» **Brief**:
In full and without alteration, give the listing again.

» **Data section**:
.....

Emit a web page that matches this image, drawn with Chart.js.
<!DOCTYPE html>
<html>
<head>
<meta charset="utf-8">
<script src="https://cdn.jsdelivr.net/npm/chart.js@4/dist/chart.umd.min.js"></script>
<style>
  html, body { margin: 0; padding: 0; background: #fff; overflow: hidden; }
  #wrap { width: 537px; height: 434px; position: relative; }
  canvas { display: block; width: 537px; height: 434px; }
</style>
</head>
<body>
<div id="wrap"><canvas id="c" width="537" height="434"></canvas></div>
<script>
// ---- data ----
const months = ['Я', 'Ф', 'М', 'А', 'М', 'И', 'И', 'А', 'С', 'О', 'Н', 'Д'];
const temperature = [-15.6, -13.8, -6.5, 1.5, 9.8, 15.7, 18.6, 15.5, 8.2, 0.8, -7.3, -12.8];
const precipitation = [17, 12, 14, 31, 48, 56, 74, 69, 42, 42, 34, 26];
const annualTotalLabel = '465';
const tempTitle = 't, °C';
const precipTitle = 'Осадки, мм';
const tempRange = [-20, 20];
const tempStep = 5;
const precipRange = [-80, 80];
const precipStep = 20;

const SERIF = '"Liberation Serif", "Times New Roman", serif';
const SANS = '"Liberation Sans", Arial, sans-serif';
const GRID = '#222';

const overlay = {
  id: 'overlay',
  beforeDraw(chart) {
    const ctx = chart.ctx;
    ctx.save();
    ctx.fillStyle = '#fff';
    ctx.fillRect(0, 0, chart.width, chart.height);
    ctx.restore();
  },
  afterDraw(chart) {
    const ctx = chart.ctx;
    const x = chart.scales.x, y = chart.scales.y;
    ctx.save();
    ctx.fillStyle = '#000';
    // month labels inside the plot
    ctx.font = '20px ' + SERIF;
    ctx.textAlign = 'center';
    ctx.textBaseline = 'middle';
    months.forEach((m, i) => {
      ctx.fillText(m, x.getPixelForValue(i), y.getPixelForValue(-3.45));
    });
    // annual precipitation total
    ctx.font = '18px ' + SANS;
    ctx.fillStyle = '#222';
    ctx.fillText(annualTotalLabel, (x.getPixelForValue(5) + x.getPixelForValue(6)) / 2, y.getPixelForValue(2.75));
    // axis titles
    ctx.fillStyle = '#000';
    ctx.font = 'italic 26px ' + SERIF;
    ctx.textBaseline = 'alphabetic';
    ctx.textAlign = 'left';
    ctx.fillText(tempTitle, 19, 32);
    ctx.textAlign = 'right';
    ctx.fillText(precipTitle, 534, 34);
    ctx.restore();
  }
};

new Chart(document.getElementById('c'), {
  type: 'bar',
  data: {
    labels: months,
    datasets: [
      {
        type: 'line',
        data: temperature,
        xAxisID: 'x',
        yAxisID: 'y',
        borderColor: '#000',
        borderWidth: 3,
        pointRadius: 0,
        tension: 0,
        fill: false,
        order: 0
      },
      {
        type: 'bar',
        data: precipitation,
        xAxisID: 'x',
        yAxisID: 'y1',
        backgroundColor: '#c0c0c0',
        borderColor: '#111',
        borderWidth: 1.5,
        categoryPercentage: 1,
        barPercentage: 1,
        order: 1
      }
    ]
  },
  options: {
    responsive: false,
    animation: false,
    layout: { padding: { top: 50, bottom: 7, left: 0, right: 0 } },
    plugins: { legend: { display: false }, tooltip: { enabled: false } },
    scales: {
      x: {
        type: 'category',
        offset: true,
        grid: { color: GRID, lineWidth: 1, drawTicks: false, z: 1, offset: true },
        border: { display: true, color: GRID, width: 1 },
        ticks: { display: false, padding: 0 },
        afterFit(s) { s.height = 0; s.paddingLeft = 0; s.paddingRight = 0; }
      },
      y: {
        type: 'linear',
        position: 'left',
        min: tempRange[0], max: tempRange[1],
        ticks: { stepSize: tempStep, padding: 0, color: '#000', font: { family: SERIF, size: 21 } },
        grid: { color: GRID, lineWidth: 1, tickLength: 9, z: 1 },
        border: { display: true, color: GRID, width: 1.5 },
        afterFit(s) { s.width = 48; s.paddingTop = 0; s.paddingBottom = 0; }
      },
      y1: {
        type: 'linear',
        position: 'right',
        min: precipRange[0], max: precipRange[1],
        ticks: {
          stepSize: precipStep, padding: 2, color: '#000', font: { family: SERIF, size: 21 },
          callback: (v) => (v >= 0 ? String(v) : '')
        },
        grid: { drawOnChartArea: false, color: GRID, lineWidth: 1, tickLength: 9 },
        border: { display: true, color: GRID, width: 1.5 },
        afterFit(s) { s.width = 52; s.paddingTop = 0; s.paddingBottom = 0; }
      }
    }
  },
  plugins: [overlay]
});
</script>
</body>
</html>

.....

» **Result of the task**:
Emit a web page that matches this image, drawn with Chart.js.
<!DOCTYPE html>
<html>
<head>
<meta charset="utf-8">
<script src="https://cdn.jsdelivr.net/npm/chart.js@4/dist/chart.umd.min.js"></script>
<style>
  html, body { margin: 0; padding: 0; background: #fff; overflow: hidden; }
  #wrap { width: 537px; height: 434px; position: relative; }
  canvas { display: block; width: 537px; height: 434px; }
</style>
</head>
<body>
<div id="wrap"><canvas id="c" width="537" height="434"></canvas></div>
<script>
// ---- data ----
const months = ['Я', 'Ф', 'М', 'А', 'М', 'И', 'И', 'А', 'С', 'О', 'Н', 'Д'];
const temperature = [-15.6, -13.8, -6.5, 1.5, 9.8, 15.7, 18.6, 15.5, 8.2, 0.8, -7.3, -12.8];
const precipitation = [17, 12, 14, 31, 48, 56, 74, 69, 42, 42, 34, 26];
const annualTotalLabel = '465';
const tempTitle = 't, °C';
const precipTitle = 'Осадки, мм';
const tempRange = [-20, 20];
const tempStep = 5;
const precipRange = [-80, 80];
const precipStep = 20;

const SERIF = '"Liberation Serif", "Times New Roman", serif';
const SANS = '"Liberation Sans", Arial, sans-serif';
const GRID = '#222';

const overlay = {
  id: 'overlay',
  beforeDraw(chart) {
    const ctx = chart.ctx;
    ctx.save();
    ctx.fillStyle = '#fff';
    ctx.fillRect(0, 0, chart.width, chart.height);
    ctx.restore();
  },
  afterDraw(chart) {
    const ctx = chart.ctx;
    const x = chart.scales.x, y = chart.scales.y;
    ctx.save();
    ctx.fillStyle = '#000';
    // month labels inside the plot
    ctx.font = '20px ' + SERIF;
    ctx.textAlign = 'center';
    ctx.textBaseline = 'middle';
    months.forEach((m, i) => {
      ctx.fillText(m, x.getPixelForValue(i), y.getPixelForValue(-3.45));
    });
    // annual precipitation total
    ctx.font = '18px ' + SANS;
    ctx.fillStyle = '#222';
    ctx.fillText(annualTotalLabel, (x.getPixelForValue(5) + x.getPixelForValue(6)) / 2, y.getPixelForValue(2.75));
    // axis titles
    ctx.fillStyle = '#000';
    ctx.font = 'italic 26px ' + SERIF;
    ctx.textBaseline = 'alphabetic';
    ctx.textAlign = 'left';
    ctx.fillText(tempTitle, 19, 32);
    ctx.textAlign = 'right';
    ctx.fillText(precipTitle, 534, 34);
    ctx.restore();
  }
};

new Chart(document.getElementById('c'), {
  type: 'bar',
  data: {
    labels: months,
    datasets: [
      {
        type: 'line',
        data: temperature,
        xAxisID: 'x',
        yAxisID: 'y',
        borderColor: '#000',
        borderWidth: 3,
        pointRadius: 0,
        tension: 0,
        fill: false,
        order: 0
      },
      {
        type: 'bar',
        data: precipitation,
        xAxisID: 'x',
        yAxisID: 'y1',
        backgroundColor: '#c0c0c0',
        borderColor: '#111',
        borderWidth: 1.5,
        categoryPercentage: 1,
        barPercentage: 1,
        order: 1
      }
    ]
  },
  options: {
    responsive: false,
    animation: false,
    layout: { padding: { top: 50, bottom: 7, left: 0, right: 0 } },
    plugins: { legend: { display: false }, tooltip: { enabled: false } },
    scales: {
      x: {
        type: 'category',
        offset: true,
        grid: { color: GRID, lineWidth: 1, drawTicks: false, z: 1, offset: true },
        border: { display: true, color: GRID, width: 1 },
        ticks: { display: false, padding: 0 },
        afterFit(s) { s.height = 0; s.paddingLeft = 0; s.paddingRight = 0; }
      },
      y: {
        type: 'linear',
        position: 'left',
        min: tempRange[0], max: tempRange[1],
        ticks: { stepSize: tempStep, padding: 0, color: '#000', font: { family: SERIF, size: 21 } },
        grid: { color: GRID, lineWidth: 1, tickLength: 9, z: 1 },
        border: { display: true, color: GRID, width: 1.5 },
        afterFit(s) { s.width = 48; s.paddingTop = 0; s.paddingBottom = 0; }
      },
      y1: {
        type: 'linear',
        position: 'right',
        min: precipRange[0], max: precipRange[1],
        ticks: {
          stepSize: precipStep, padding: 2, color: '#000', font: { family: SERIF, size: 21 },
          callback: (v) => (v >= 0 ? String(v) : '')
        },
        grid: { drawOnChartArea: false, color: GRID, lineWidth: 1, tickLength: 9 },
        border: { display: true, color: GRID, width: 1.5 },
        afterFit(s) { s.width = 52; s.paddingTop = 0; s.paddingBottom = 0; }
      }
    }
  },
  plugins: [overlay]
});
</script>
</body>
</html>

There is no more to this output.